Таким образом, очевидно, что сам Брехт указывает на то обстоятельство, что обе театральные системы строятся на использовании одного и того же свойства театра - на двойственности зрительского восприятия. Правда, Брехт нигде не ставит способ перевоплощения актера в образ в прямую зависимость от жанра спектакля, если не считать процитированный выше намек на требование полного перевоплощения в трагедии, что тоже очень существенно. Главная ценность открытия Брехта состоит в том, что он указывает на возможность театра устанавливать различные способы взаимоотношений со зрителем: от тенденции Станиславского к тому, что «зритель должен забыть, что он в театре», до требования самого Брехта о том, что «зритель не должен ни на миг забывать, что он в театре». Все рассуждения Брехта доказывают, что характер взаимоотношений театра со зрителем зависит от способа воплощения образа актером, от манеры актерской игры.
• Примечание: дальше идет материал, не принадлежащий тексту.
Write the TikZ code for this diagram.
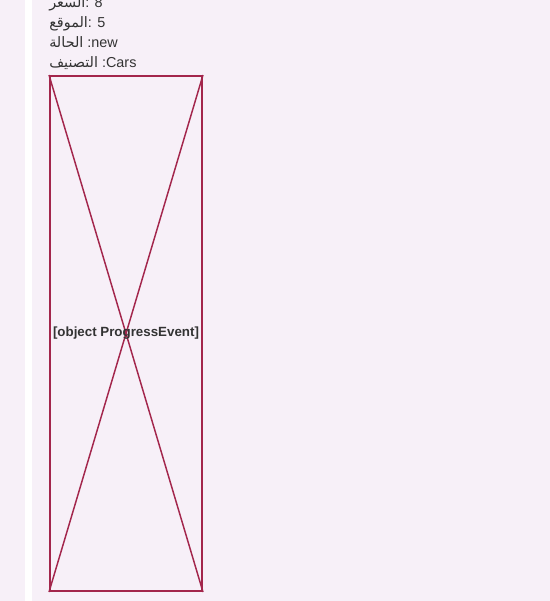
\documentclass[tikz,border=0pt]{standalone}
\usepackage{fontspec}
\setmainfont{Liberation Sans}
\newfontfamily\arabicfont[Script=Arabic]{DejaVu Sans}
\TeXXeTstate=1
\usepackage{tikz}
\usetikzlibrary{positioning}

\definecolor{pagebg}{HTML}{F7F0F8}
\definecolor{framered}{HTML}{A3264C}
\definecolor{textgray}{HTML}{333333}

\begin{document}
\begin{tikzpicture}[x=0.75pt, y=-0.75pt,
    field/.style={anchor=base west, inner sep=0pt, text=textgray, font=\fontsize{10.8}{13}\selectfont}]
      % fond
      \fill[pagebg] (0, 0) rectangle (550, 601);
      \useasboundingbox (0, 0) rectangle (550, 601);
      \fill[white] (25, 0) rectangle (32, 601);

      % champs
      \node[field] (price) at (49, 7) {{\arabicfont\beginR السعر\endR}: 8};
      \node[field] (place) at (49, 27) {{\arabicfont\beginR الموقع\endR}: 5};
      \node[field] (state) at (49, 47) {{\arabicfont\beginR الحالة\endR} :new};
      \node[field] (category) at (49, 67) {{\arabicfont\beginR التصنيف\endR} :Cars};

      % image
      \node[rectangle, minimum width = 114pt, minimum height = 386.25pt, draw = framered, line width = 1.5pt, anchor = north west, inner sep = 0pt] (image) at (49, 75) {};
      \draw[framered, line width = 1.1pt] (image.north west) -- (image.south east);
      \draw[framered, line width = 1.1pt] (image.north east) -- (image.south west);
      \node[text = textgray, font = \fontsize{10}{12}\selectfont\bfseries, inner sep = 0pt] (caption) at (image.center) {[object ProgressEvent]};
    \end{tikzpicture}
\end{document}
Вероятно, нет ни одного теоретика театра, который, рассуждая о проблеме воплощения жанровых особенностей спектакля в актерской игре, не говорил бы о том, что каждому жанру свойственна своя природа чувств и страстей. Вот, например, высказывание Г. Н. Бояджиева: «Каждый жанр имеет свою эмоциональную партитуру, свой тип переживаний, их качество и меру. Поэтому нельзя, например, природу страстей драматических вводить в жанр комедийный и наоборот» [155] . Такая точка зрения как бы общепринята. И в то же время, когда заходит речь о методологии актерского творчества, положение это почему-то уходит из поля зрения исследователей. Получается, что сценическое действие и другие элементы актерской технологии существуют сами по себе, вне жанра и вне тенденции к воздействию на зрителя. Между тем говорить о тех или иных законах актерской профессии в отрыве от условий конкретного драматургического и сценического материала - значит превратить сам метод в некую «отмычку», при помощи которой «взламывается» дверь в любую пьесу, вместо того чтобы каждый раз уметь подобрать к этой двери нужный ключ. Практика убедительно доказала, что законы, открытые Станиславским, имеют всеобъемлющий характер и раскрывают пути к установлению любых форм контакта со зрителем, кроме одной: отсутствия всякого контакта, то есть той театральной системы, которая живет традициями «школы представления» и которую Питер Брук назвал предельно точно: «Неживой театр».